### WHAT YOU HAVE TO DO:
Every entry should be repeated exactly. Omit the pictures.

-- START DATASET RECORDS --

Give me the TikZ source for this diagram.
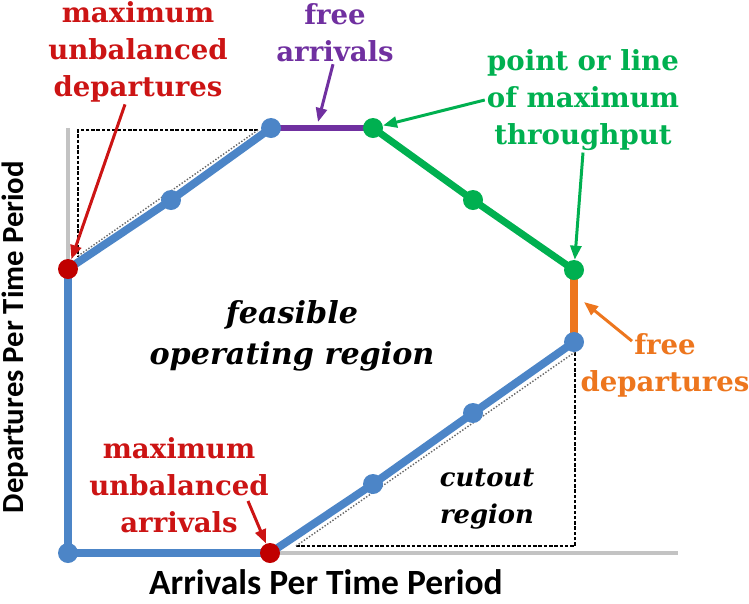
\documentclass[tikz,border=0pt]{standalone}
\usepackage{fontspec}
\setmainfont{DejaVu Serif}
\setsansfont{Carlito}
\usetikzlibrary{arrows.meta}
\pgfdeclarelayer{background}
\pgfsetlayers{background,main}

\definecolor{regblue}{RGB}{76,133,199}
\definecolor{ptred}{RGB}{192,0,0}
\definecolor{txtred}{RGB}{204,20,20}
\definecolor{thrgreen}{RGB}{0,176,80}
\definecolor{arrpurple}{RGB}{112,48,160}
\definecolor{deporange}{RGB}{237,118,30}
\definecolor{axisgray}{RGB}{195,195,195}

\tikzset{
  dot/.style={circle, inner sep=0pt, minimum size=0.4cm},
  lbl/.style={align=center, inner sep=1pt, font=\fontsize{15.7}{21}\selectfont\bfseries},
  ital/.style={align=center, inner sep=1pt, font=\fontsize{17.2}{23.3}\selectfont\bfseries\itshape},
  axislbl/.style={inner sep=0pt, font=\fontsize{20.2}{22}\selectfont\sffamily\bfseries},
  pointer/.style={-{Triangle[length=0.28cm, width=0.22cm]}, line width=1.7pt},
  cutedge/.style={black, line width=1pt, dash pattern=on 2pt off 1pt},
  cutdiag/.style={black!60, line width=0.8pt, densely dotted},
}

\begin{document}
\begin{tikzpicture}[x=0.02cm, y=-0.02cm]
  \useasboundingbox (0,0) rectangle (749,603);

  % corners of the operating region
  \node[dot, fill=regblue] (o) at (68,553) {};
  \node[dot, fill=ptred] (mud) at (68,269) {};
  \node[dot, fill=regblue] (b1) at (171,200) {};
  \node[dot, fill=regblue] (b2) at (271,128) {};
  \node[dot, fill=thrgreen] (g1) at (373,128) {};
  \node[dot, fill=thrgreen] (g2) at (473,200) {};
  \node[dot, fill=thrgreen] (g3) at (574,270) {};
  \node[dot, fill=regblue] (b3) at (574,342) {};
  \node[dot, fill=regblue] (b4) at (473,413) {};
  \node[dot, fill=regblue] (b5) at (373,484) {};
  \node[dot, fill=ptred] (mua) at (270,553) {};

  \coordinate (ytop) at (68,128);
  \coordinate (xend) at (678,553);
  \coordinate (ulA) at (78,130);
  \coordinate (ulB) at (258,130);
  \coordinate (ulC) at (78,256);
  \coordinate (lrA) at (296,546);
  \coordinate (lrB) at (575,546);
  \coordinate (lrC) at (575,352);
  \coordinate (fa) at (318,122);
  \coordinate (fd) at (584,302);

  \begin{pgfonlayer}{background}
    \draw[axisgray, line width=2.3pt] (ytop) -- (mud.center);
    \draw[axisgray, line width=2.3pt] (mua.center) -- (xend);
    \draw[cutedge] (ulB) -- (ulA) -- (ulC);
    \draw[cutdiag] (ulC) -- (ulB);
    \draw[cutedge] (lrA) -- (lrB) -- (lrC);
    \draw[cutdiag] (lrC) -- (lrA);
    \draw[regblue, line width=4.5pt, line join=round]
      (b2.center) -- (b1.center) -- (mud.center) -- (o.center)
      -- (mua.center) -- (b5.center) -- (b4.center) -- (b3.center);
    \draw[arrpurple, line width=3.4pt] (b2.center) -- (g1.center);
    \draw[thrgreen, line width=4pt, line join=round]
      (g1.center) -- (g2.center) -- (g3.center);
    \draw[deporange, line width=4pt] (g3.center) -- (b3.center);
  \end{pgfonlayer}

  % labels
  \node[lbl, text=txtred] (lmud) at (138,52) {maximum\\unbalanced\\departures};
  \node[lbl, text=arrpurple] (lfa) at (335,33) {free\\arrivals};
  \node[lbl, text=thrgreen] (lgr) at (583,100) {point or line\\of maximum\\throughput};
  \node[lbl, text=deporange] (lfd) at (665,365) {free\\departures};
  \node[lbl, text=txtred] (lmua) at (179,485) {maximum\\unbalanced\\arrivals};
  \node[ital] (lfeas) at (292,336) {feasible\\operating region};
  \node[lbl, font=\fontsize{14.7}{21.5}\selectfont\bfseries\itshape] (lcut) at (487,499) {cutout\\region};
  \node[axislbl] (xlab) at (326,582) {Arrivals Per Time Period};
  \node[axislbl, font=\fontsize{17.5}{20}\selectfont\sffamily\bfseries, rotate=90] (ylab) at (15,337) {Departures Per Time Period};

  % pointers
  \draw[pointer, txtred] ([xshift=-0.26cm]lmud.south) -- (mud);
  \draw[pointer, arrpurple] ([xshift=-0.04cm]lfa.south) -- (fa);
  \draw[pointer, thrgreen] (lgr.west) -- (g1);
  \draw[pointer, thrgreen] (lgr.south) -- (g3);
  \draw[pointer, deporange] ([shift={(-33,10)}]lfd.north) -- (fd);
  \draw[pointer, txtred] ([xshift=1.38cm, yshift=-0.32cm]lmua.center) -- (mua);
\end{tikzpicture}
\end{document}
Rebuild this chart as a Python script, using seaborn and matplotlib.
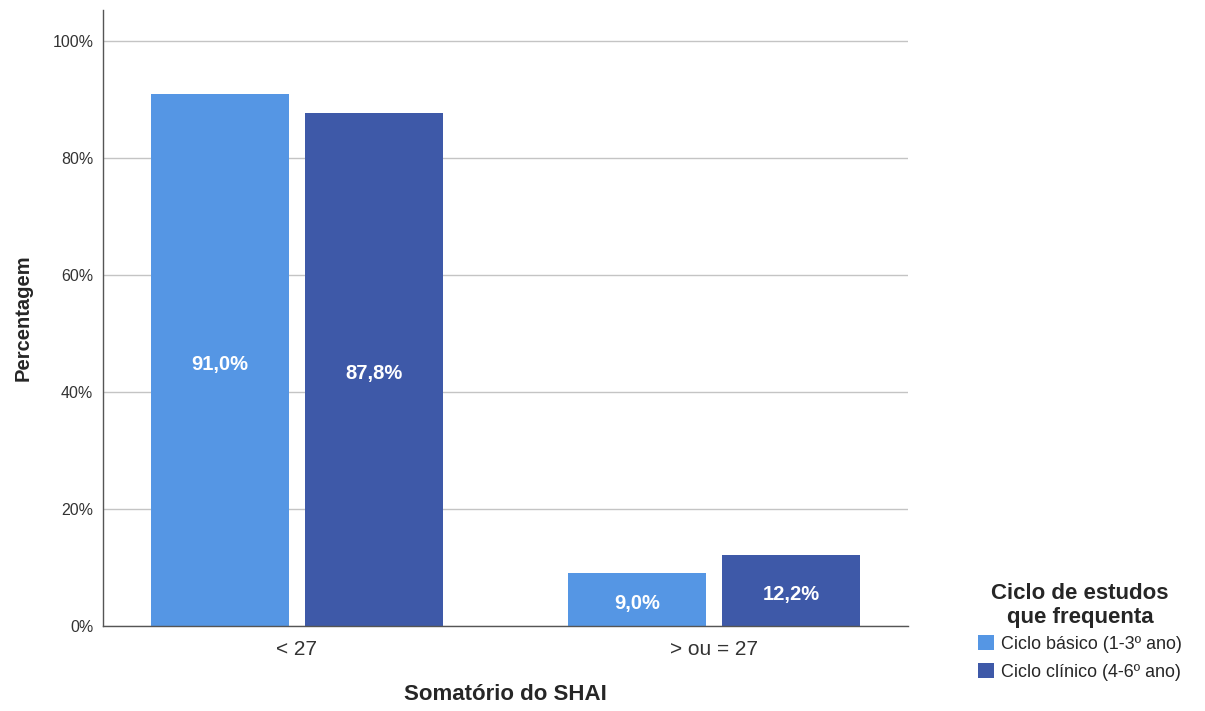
import matplotlib
matplotlib.use("Agg")
import matplotlib.pyplot as plt
import seaborn as sns
import pandas as pd
from matplotlib.ticker import FuncFormatter

categories = ["< 27", "> ou = 27"]
groups = ["Ciclo básico (1-3º ano)", "Ciclo clínico (4-6º ano)"]
basico = [91.0, 9.0]
clinico = [87.8, 12.2]
y_ticks = [0, 20, 40, 60, 80, 100]

df = pd.DataFrame({
    "cat": categories * 2,
    "grupo": [groups[0]] * 2 + [groups[1]] * 2,
    "pct": basico + clinico,
})

sns.set_theme(style="white")
plt.rcParams["font.family"] = ["Liberation Sans", "DejaVu Sans"]

fig = plt.figure(figsize=(12.05, 7.11), dpi=100)
ax = fig.add_axes([0.0855, 0.1195, 0.668, 0.866])

palette = ["#5596E4", "#3E59A8"]
sns.barplot(data=df, x="cat", y="pct", hue="grupo", order=categories,
            hue_order=groups, palette=palette, width=0.74, gap=0.105,
            saturation=1, ax=ax, legend=True, edgecolor="none")

for cont in ax.containers:
    texts = ax.bar_label(cont, labels=[f"{v:.1f}%".replace(".", ",") for v in cont.datavalues],
                         label_type="center", color="white", fontsize=14.5, fontweight="bold")
    for t in texts:
        t.xyann = (0, -3)

ax.set_xlim(-0.465, 1.465)
ax.set_ylim(0, 105.3)
ax.set_yticks(y_ticks)
ax.yaxis.set_major_formatter(FuncFormatter(lambda v, p: f"{v:.0f}%"))
ax.grid(axis="y", color="#c4c4c4", linewidth=1)
ax.set_axisbelow(True)
for s in ["top", "right"]:
    ax.spines[s].set_visible(False)
for s in ["left", "bottom"]:
    ax.spines[s].set_color("#555555")
    ax.spines[s].set_linewidth(1)
ax.tick_params(axis="y", labelsize=11.5, colors="#333333", length=0, pad=7)
ax.tick_params(axis="x", labelsize=15, colors="#333333", length=0, pad=10)
ax.set_xlabel("Somatório do SHAI", fontsize=16, fontweight="bold", labelpad=18)
ax.set_ylabel("Percentagem", fontsize=14.5, fontweight="bold", labelpad=14)

leg = ax.legend(title="Ciclo de estudos\nque frequenta", loc="upper left",
                bbox_to_anchor=(969 / 1205, 1 - 574 / 711), bbox_transform=fig.transFigure,
                frameon=False, borderpad=0, fontsize=12.9,
                title_fontproperties={"weight": "bold", "size": 16},
                handlelength=0.9, handleheight=0.9, handletextpad=0.4,
                labelspacing=0.6)
leg.get_title().set_multialignment("center")
leg._legend_box.align = "center"
leg._legend_box.sep = 5

fig.savefig("out.png", dpi=100)
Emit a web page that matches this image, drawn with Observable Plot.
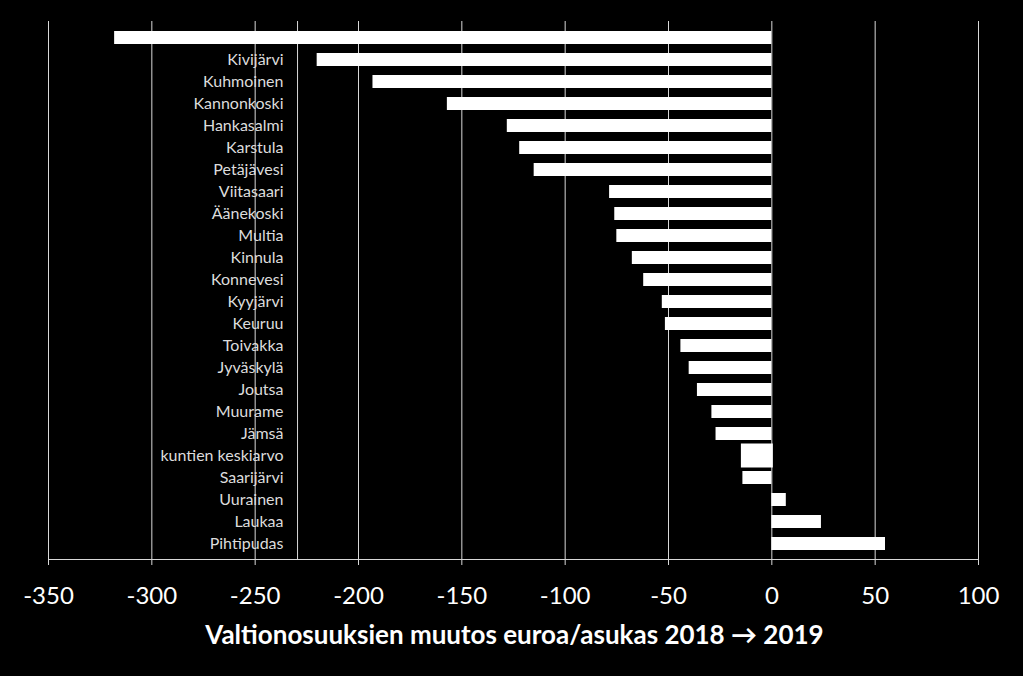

-- END DATASET RECORDS --

### ANSWER IN FULL:
Give me the TikZ source for this diagram.
\documentclass[tikz,border=0pt]{standalone}
\usepackage{fontspec}
\setmainfont{DejaVu Serif}
\setsansfont{Carlito}
\usetikzlibrary{arrows.meta}
\pgfdeclarelayer{background}
\pgfsetlayers{background,main}

\definecolor{regblue}{RGB}{76,133,199}
\definecolor{ptred}{RGB}{192,0,0}
\definecolor{txtred}{RGB}{204,20,20}
\definecolor{thrgreen}{RGB}{0,176,80}
\definecolor{arrpurple}{RGB}{112,48,160}
\definecolor{deporange}{RGB}{237,118,30}
\definecolor{axisgray}{RGB}{195,195,195}

\tikzset{
  dot/.style={circle, inner sep=0pt, minimum size=0.4cm},
  lbl/.style={align=center, inner sep=1pt, font=\fontsize{15.7}{21}\selectfont\bfseries},
  ital/.style={align=center, inner sep=1pt, font=\fontsize{17.2}{23.3}\selectfont\bfseries\itshape},
  axislbl/.style={inner sep=0pt, font=\fontsize{20.2}{22}\selectfont\sffamily\bfseries},
  pointer/.style={-{Triangle[length=0.28cm, width=0.22cm]}, line width=1.7pt},
  cutedge/.style={black, line width=1pt, dash pattern=on 2pt off 1pt},
  cutdiag/.style={black!60, line width=0.8pt, densely dotted},
}

\begin{document}
\begin{tikzpicture}[x=0.02cm, y=-0.02cm]
  \useasboundingbox (0,0) rectangle (749,603);

  % corners of the operating region
  \node[dot, fill=regblue] (o) at (68,553) {};
  \node[dot, fill=ptred] (mud) at (68,269) {};
  \node[dot, fill=regblue] (b1) at (171,200) {};
  \node[dot, fill=regblue] (b2) at (271,128) {};
  \node[dot, fill=thrgreen] (g1) at (373,128) {};
  \node[dot, fill=thrgreen] (g2) at (473,200) {};
  \node[dot, fill=thrgreen] (g3) at (574,270) {};
  \node[dot, fill=regblue] (b3) at (574,342) {};
  \node[dot, fill=regblue] (b4) at (473,413) {};
  \node[dot, fill=regblue] (b5) at (373,484) {};
  \node[dot, fill=ptred] (mua) at (270,553) {};

  \coordinate (ytop) at (68,128);
  \coordinate (xend) at (678,553);
  \coordinate (ulA) at (78,130);
  \coordinate (ulB) at (258,130);
  \coordinate (ulC) at (78,256);
  \coordinate (lrA) at (296,546);
  \coordinate (lrB) at (575,546);
  \coordinate (lrC) at (575,352);
  \coordinate (fa) at (318,122);
  \coordinate (fd) at (584,302);

  \begin{pgfonlayer}{background}
    \draw[axisgray, line width=2.3pt] (ytop) -- (mud.center);
    \draw[axisgray, line width=2.3pt] (mua.center) -- (xend);
    \draw[cutedge] (ulB) -- (ulA) -- (ulC);
    \draw[cutdiag] (ulC) -- (ulB);
    \draw[cutedge] (lrA) -- (lrB) -- (lrC);
    \draw[cutdiag] (lrC) -- (lrA);
    \draw[regblue, line width=4.5pt, line join=round]
      (b2.center) -- (b1.center) -- (mud.center) -- (o.center)
      -- (mua.center) -- (b5.center) -- (b4.center) -- (b3.center);
    \draw[arrpurple, line width=3.4pt] (b2.center) -- (g1.center);
    \draw[thrgreen, line width=4pt, line join=round]
      (g1.center) -- (g2.center) -- (g3.center);
    \draw[deporange, line width=4pt] (g3.center) -- (b3.center);
  \end{pgfonlayer}

  % labels
  \node[lbl, text=txtred] (lmud) at (138,52) {maximum\\unbalanced\\departures};
  \node[lbl, text=arrpurple] (lfa) at (335,33) {free\\arrivals};
  \node[lbl, text=thrgreen] (lgr) at (583,100) {point or line\\of maximum\\throughput};
  \node[lbl, text=deporange] (lfd) at (665,365) {free\\departures};
  \node[lbl, text=txtred] (lmua) at (179,485) {maximum\\unbalanced\\arrivals};
  \node[ital] (lfeas) at (292,336) {feasible\\operating region};
  \node[lbl, font=\fontsize{14.7}{21.5}\selectfont\bfseries\itshape] (lcut) at (487,499) {cutout\\region};
  \node[axislbl] (xlab) at (326,582) {Arrivals Per Time Period};
  \node[axislbl, font=\fontsize{17.5}{20}\selectfont\sffamily\bfseries, rotate=90] (ylab) at (15,337) {Departures Per Time Period};

  % pointers
  \draw[pointer, txtred] ([xshift=-0.26cm]lmud.south) -- (mud);
  \draw[pointer, arrpurple] ([xshift=-0.04cm]lfa.south) -- (fa);
  \draw[pointer, thrgreen] (lgr.west) -- (g1);
  \draw[pointer, thrgreen] (lgr.south) -- (g3);
  \draw[pointer, deporange] ([shift={(-33,10)}]lfd.north) -- (fd);
  \draw[pointer, txtred] ([xshift=1.38cm, yshift=-0.32cm]lmua.center) -- (mua);
\end{tikzpicture}
\end{document}
Rebuild this chart as a Python script, using seaborn and matplotlib.
import matplotlib
matplotlib.use("Agg")
import matplotlib.pyplot as plt
import seaborn as sns
import pandas as pd
from matplotlib.ticker import FuncFormatter

categories = ["< 27", "> ou = 27"]
groups = ["Ciclo básico (1-3º ano)", "Ciclo clínico (4-6º ano)"]
basico = [91.0, 9.0]
clinico = [87.8, 12.2]
y_ticks = [0, 20, 40, 60, 80, 100]

df = pd.DataFrame({
    "cat": categories * 2,
    "grupo": [groups[0]] * 2 + [groups[1]] * 2,
    "pct": basico + clinico,
})

sns.set_theme(style="white")
plt.rcParams["font.family"] = ["Liberation Sans", "DejaVu Sans"]

fig = plt.figure(figsize=(12.05, 7.11), dpi=100)
ax = fig.add_axes([0.0855, 0.1195, 0.668, 0.866])

palette = ["#5596E4", "#3E59A8"]
sns.barplot(data=df, x="cat", y="pct", hue="grupo", order=categories,
            hue_order=groups, palette=palette, width=0.74, gap=0.105,
            saturation=1, ax=ax, legend=True, edgecolor="none")

for cont in ax.containers:
    texts = ax.bar_label(cont, labels=[f"{v:.1f}%".replace(".", ",") for v in cont.datavalues],
                         label_type="center", color="white", fontsize=14.5, fontweight="bold")
    for t in texts:
        t.xyann = (0, -3)

ax.set_xlim(-0.465, 1.465)
ax.set_ylim(0, 105.3)
ax.set_yticks(y_ticks)
ax.yaxis.set_major_formatter(FuncFormatter(lambda v, p: f"{v:.0f}%"))
ax.grid(axis="y", color="#c4c4c4", linewidth=1)
ax.set_axisbelow(True)
for s in ["top", "right"]:
    ax.spines[s].set_visible(False)
for s in ["left", "bottom"]:
    ax.spines[s].set_color("#555555")
    ax.spines[s].set_linewidth(1)
ax.tick_params(axis="y", labelsize=11.5, colors="#333333", length=0, pad=7)
ax.tick_params(axis="x", labelsize=15, colors="#333333", length=0, pad=10)
ax.set_xlabel("Somatório do SHAI", fontsize=16, fontweight="bold", labelpad=18)
ax.set_ylabel("Percentagem", fontsize=14.5, fontweight="bold", labelpad=14)

leg = ax.legend(title="Ciclo de estudos\nque frequenta", loc="upper left",
                bbox_to_anchor=(969 / 1205, 1 - 574 / 711), bbox_transform=fig.transFigure,
                frameon=False, borderpad=0, fontsize=12.9,
                title_fontproperties={"weight": "bold", "size": 16},
                handlelength=0.9, handleheight=0.9, handletextpad=0.4,
                labelspacing=0.6)
leg.get_title().set_multialignment("center")
leg._legend_box.align = "center"
leg._legend_box.sep = 5

fig.savefig("out.png", dpi=100)
Emit a web page that matches this image, drawn with Observable Plot.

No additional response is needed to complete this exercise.